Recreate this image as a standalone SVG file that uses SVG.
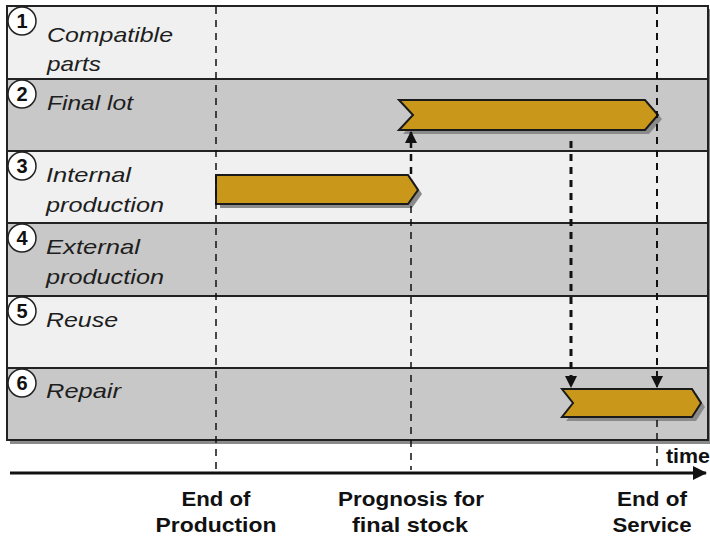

* * *

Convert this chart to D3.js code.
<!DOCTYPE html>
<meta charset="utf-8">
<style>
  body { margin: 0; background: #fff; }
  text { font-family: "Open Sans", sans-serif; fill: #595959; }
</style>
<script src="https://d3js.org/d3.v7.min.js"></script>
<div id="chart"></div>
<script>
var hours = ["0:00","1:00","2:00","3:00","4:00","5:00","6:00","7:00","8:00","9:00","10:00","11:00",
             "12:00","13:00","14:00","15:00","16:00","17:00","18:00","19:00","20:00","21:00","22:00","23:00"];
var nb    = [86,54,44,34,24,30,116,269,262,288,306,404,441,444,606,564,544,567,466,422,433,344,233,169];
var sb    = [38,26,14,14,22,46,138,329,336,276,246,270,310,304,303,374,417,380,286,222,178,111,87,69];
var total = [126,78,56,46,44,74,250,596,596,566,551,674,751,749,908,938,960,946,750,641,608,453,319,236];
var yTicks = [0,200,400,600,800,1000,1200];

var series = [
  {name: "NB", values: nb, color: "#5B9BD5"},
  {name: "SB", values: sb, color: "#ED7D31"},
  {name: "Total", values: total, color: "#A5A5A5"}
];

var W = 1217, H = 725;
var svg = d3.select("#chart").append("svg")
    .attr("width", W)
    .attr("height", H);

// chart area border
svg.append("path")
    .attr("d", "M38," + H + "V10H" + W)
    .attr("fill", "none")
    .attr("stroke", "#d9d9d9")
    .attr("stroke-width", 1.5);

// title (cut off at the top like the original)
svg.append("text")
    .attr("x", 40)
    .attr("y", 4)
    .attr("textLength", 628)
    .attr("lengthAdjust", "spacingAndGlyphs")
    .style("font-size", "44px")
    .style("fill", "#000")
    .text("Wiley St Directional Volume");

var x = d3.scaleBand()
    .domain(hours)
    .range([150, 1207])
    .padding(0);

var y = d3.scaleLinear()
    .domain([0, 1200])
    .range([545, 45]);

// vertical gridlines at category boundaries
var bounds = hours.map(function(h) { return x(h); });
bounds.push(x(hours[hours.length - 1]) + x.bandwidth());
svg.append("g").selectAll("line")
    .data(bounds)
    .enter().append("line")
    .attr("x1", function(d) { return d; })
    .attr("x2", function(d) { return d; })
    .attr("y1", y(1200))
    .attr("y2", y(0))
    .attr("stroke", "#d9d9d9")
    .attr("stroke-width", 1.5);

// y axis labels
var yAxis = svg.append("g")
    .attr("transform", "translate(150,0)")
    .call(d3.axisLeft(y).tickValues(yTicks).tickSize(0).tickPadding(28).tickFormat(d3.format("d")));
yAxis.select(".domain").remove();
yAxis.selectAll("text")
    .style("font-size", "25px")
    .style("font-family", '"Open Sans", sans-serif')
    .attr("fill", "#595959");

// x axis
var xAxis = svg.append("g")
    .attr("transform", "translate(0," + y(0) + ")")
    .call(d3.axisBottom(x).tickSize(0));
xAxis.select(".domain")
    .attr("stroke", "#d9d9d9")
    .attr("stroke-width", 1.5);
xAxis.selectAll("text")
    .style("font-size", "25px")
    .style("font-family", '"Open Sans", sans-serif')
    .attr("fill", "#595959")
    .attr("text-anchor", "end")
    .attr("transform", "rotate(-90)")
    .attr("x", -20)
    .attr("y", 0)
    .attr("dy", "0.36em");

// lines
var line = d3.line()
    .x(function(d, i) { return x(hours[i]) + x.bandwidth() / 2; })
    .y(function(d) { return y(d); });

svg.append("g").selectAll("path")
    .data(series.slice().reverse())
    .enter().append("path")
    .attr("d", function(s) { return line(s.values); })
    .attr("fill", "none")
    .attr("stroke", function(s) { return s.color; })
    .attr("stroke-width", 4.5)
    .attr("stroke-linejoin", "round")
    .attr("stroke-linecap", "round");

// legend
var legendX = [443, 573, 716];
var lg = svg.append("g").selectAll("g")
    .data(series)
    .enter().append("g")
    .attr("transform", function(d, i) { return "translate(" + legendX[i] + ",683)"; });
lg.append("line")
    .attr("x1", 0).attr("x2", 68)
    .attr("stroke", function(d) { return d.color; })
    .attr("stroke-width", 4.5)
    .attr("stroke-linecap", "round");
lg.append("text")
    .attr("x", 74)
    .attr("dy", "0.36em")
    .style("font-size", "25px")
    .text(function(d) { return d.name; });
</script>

▸ **Task requirements**:
Gather up every line from the listing above in which the word "chart" occurs.

▸ **Written response**:
Convert this chart to D3.js code.
<div id="chart"></div>
var svg = d3.select("#chart").append("svg")
// chart area border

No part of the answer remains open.